Carole Park-based Trisco Foods, owned by the Tristram family, has been manufacturing food and beverage products in Queensland for more than 144 years.
The business was founded by Thomas Tristram in 1875, with his landmark factory in Boundary St, West End, considered one of the most modern of its era.
The soft drink business were sold to Cadbury Schweppes in 1970 when the family concentrated on the ingredients business including syrups and thickeners. In more recent times it has developed products for the rapidly expanding aged care sector.
Premier Annastacia Palaszczuk said the award was a deserved win for a family that was always innovating and striving to provide high quality products.

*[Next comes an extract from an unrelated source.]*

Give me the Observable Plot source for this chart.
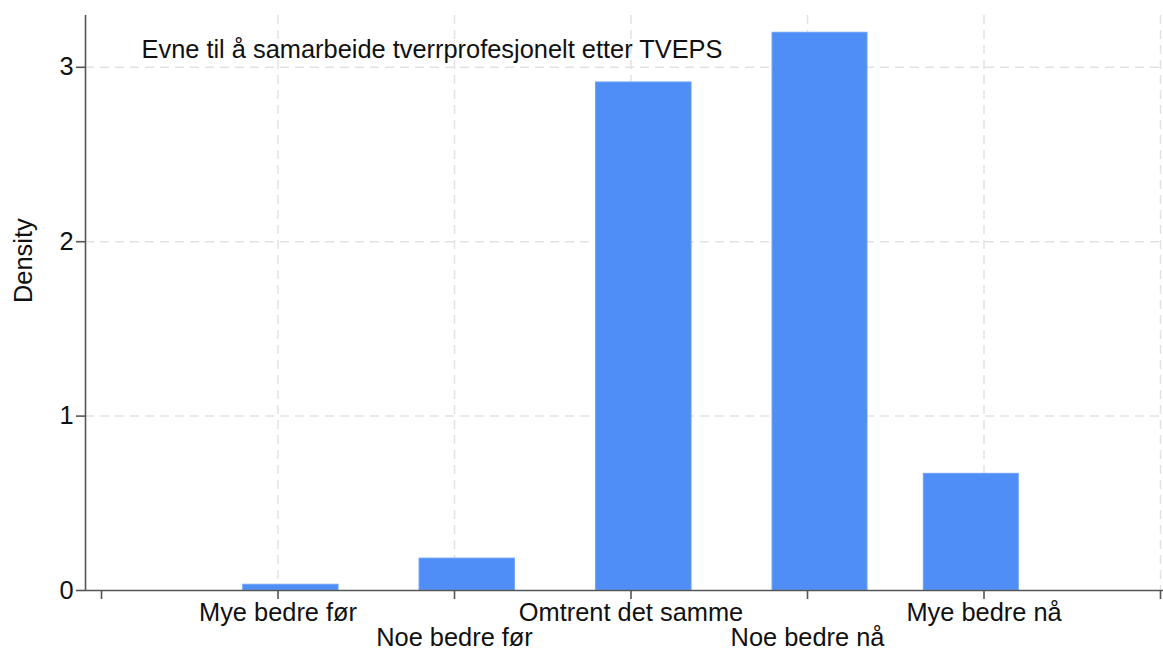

"The family's first factory was a small building of two rooms attached to the rear of the family home in Hope Street, South Brisbane," said Ms Palaszczuk. "From these humble beginnings the business has grown into a huge success story and we're extremely proud of this company from Brisbane taking on the world."

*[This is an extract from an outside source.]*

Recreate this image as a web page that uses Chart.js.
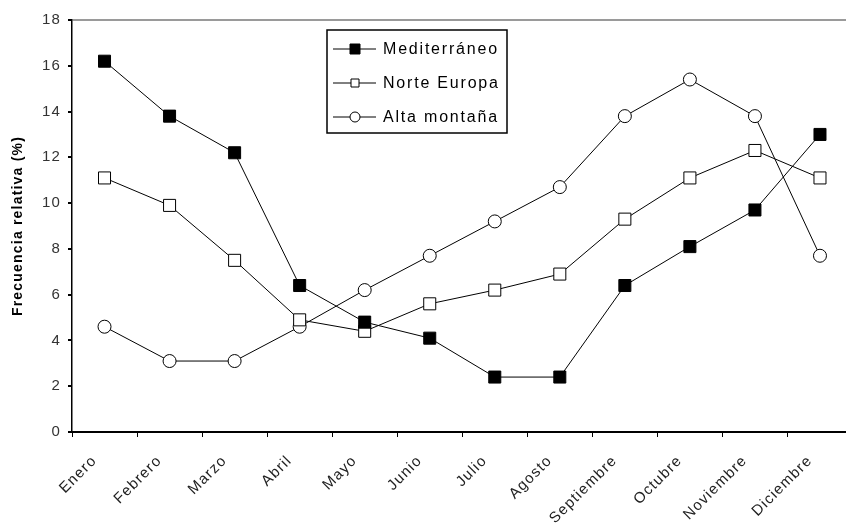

Trisco Foods, now run by Thomas Tristram's great great grandson Mike Tristram, has a strong export presence throughout the Asian region This year, Trisco Foods opened a factory in Colorado Springs to service demand in the United States.

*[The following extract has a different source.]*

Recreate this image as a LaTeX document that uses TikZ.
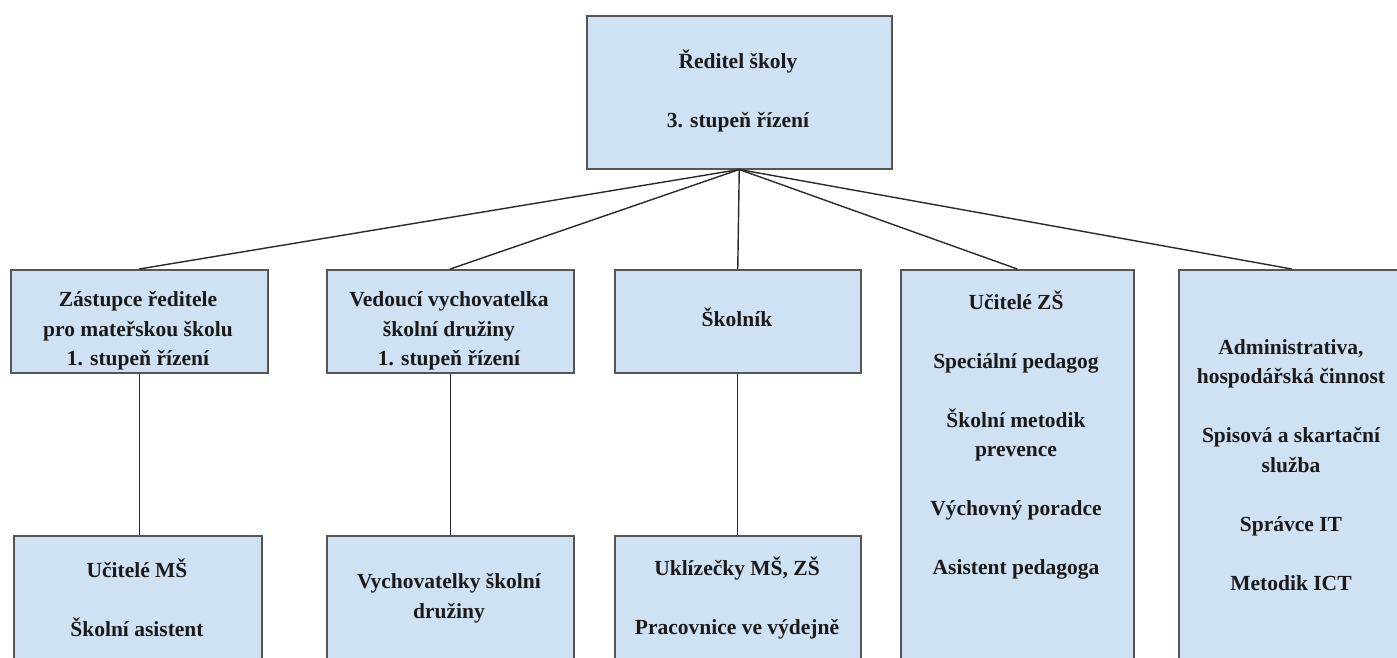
\documentclass[tikz,border=0pt]{standalone}
\usepackage{fontspec}
\setmainfont{Liberation Serif}
\definecolor{boxfill}{HTML}{CFE2F3}
\definecolor{boxline}{HTML}{555555}
\definecolor{connline}{HTML}{2A2A2A}
\definecolor{txt}{HTML}{1A1A1A}
\tikzset{
  orgbox/.style={draw=boxline, fill=boxfill, line width=1.5pt, rectangle, inner sep=0pt, anchor=north west},
  orgtext/.style={align=center, inner sep=0pt, text=txt, font=\fontsize{21.5}{29.5}\selectfont\bfseries},
  connector/.style={draw=connline, line width=1.4pt}
}
\begin{document}
\begin{tikzpicture}[x=1pt,y=-1pt]
\useasboundingbox (0,0) rectangle (1397,657);
\clip (0,0) rectangle (1397,657);
\fill[white] (0,0) rectangle (1397,657);
% boxes
\node[orgbox, minimum width=305pt, minimum height=153pt] (top) at (586,15) {};
\node[orgbox, minimum width=257pt, minimum height=103pt] (b1) at (10,269) {};
\node[orgbox, minimum width=247pt, minimum height=103pt] (b2) at (326,269) {};
\node[orgbox, minimum width=246pt, minimum height=103pt] (b3) at (614,269) {};
\node[orgbox, minimum width=233pt, minimum height=420pt] (b4) at (900,269) {};
\node[orgbox, minimum width=226pt, minimum height=420pt] (b5) at (1178,269) {};
\node[orgbox, minimum width=248pt, minimum height=160pt] (c1) at (13,535) {};
\node[orgbox, minimum width=247pt, minimum height=160pt] (c2) at (326,535) {};
\node[orgbox, minimum width=246pt, minimum height=160pt] (c3) at (614,535) {};
% texts
\node[orgtext] (ttop) at (738,91) {Ředitel školy\\[29.5pt]3. stupeň řízení};
\node[orgtext] (tb1) at (138,331) {Zástupce ředitele\\pro mateřskou školu\\1. stupeň řízení};
\node[orgtext] (tb2) at (449,331) {Vedoucí vychovatelka\\školní družiny\\1. stupeň řízení};
\node[orgtext] (tb3) at (737,317) {Školník};
\node[orgtext] (tb4) at (1016,435) {Učitelé ZŠ\\[29.5pt]Speciální pedagog\\[29.5pt]Školní metodik\\prevence\\[29.5pt]Výchovný poradce\\[29.5pt]Asistent pedagoga};
\node[orgtext] (tb5) at (1291,465) {Administrativa,\\hospodářská činnost\\[29.5pt]Spisová a skartační\\služba\\[29.5pt]Správce IT\\[29.5pt]Metodik ICT};
\node[orgtext] (tc1) at (137,598) {Učitelé MŠ\\[29.5pt]Školní asistent};
\node[orgtext] (tc2) at (449,598) {Vychovatelky školní\\družiny};
\node[orgtext] (tc3) at (737,598) {Uklízečky MŠ, ZŠ\\[29.5pt]Pracovnice ve výdejně};
% connectors
\draw[connector] (top.south) -- (b1.north);
\draw[connector] (top.south) -- (b2.north);
\draw[connector] (top.south) -- (b3.north);
\draw[connector] (top.south) -- (b4.north);
\draw[connector] (top.south) -- (b5.north);
\draw[connector] (b1.south) -- (b1.south |- c1.north);
\draw[connector] (b2.south) -- (b2.south |- c2.north);
\draw[connector] (b3.south) -- (b3.south |- c3.north);
\end{tikzpicture}
\end{document}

For many older Queenslanders the name Tristram is still associated with the marketing slogan it used for its softdrinks "Say Tristrams Please."
A 1933 advertisement in the Brisbane Courier, the precursor to today's The Courier-Mail, boasted of the "vital energy in every bubble" of the drinks leaving the factory.
"I think Thomas Tristram would be proud that we are still helping people," said Trisco Foods chief executive Mike Tristram said in an interview with the Courier Mail in 2016. "The company has traditionally sold 'joy,' whether that be in the form of a topping on an ice cream or something in a pie, but now with the move into aged care we are helping people improve their quality of life."
Exports make up about half of the Tristram business, with Asia a burgeoning market for the company.
Mr Tristram said the company's aged care range of products grew out of a realisation that it had to innovate in order to stay competitive.
"We wanted to develop new products and new markets, using our knowledge of thickeners, starches and liquids," he said.
The result is a revolutionary liquid thickener for the swallowing disorder dysphagia, an affliction which particularly affects those with dementia or motor neurone disease. By adding the thickening agent to drinks such as tea or coffee, the liquid can be more easily swallowed.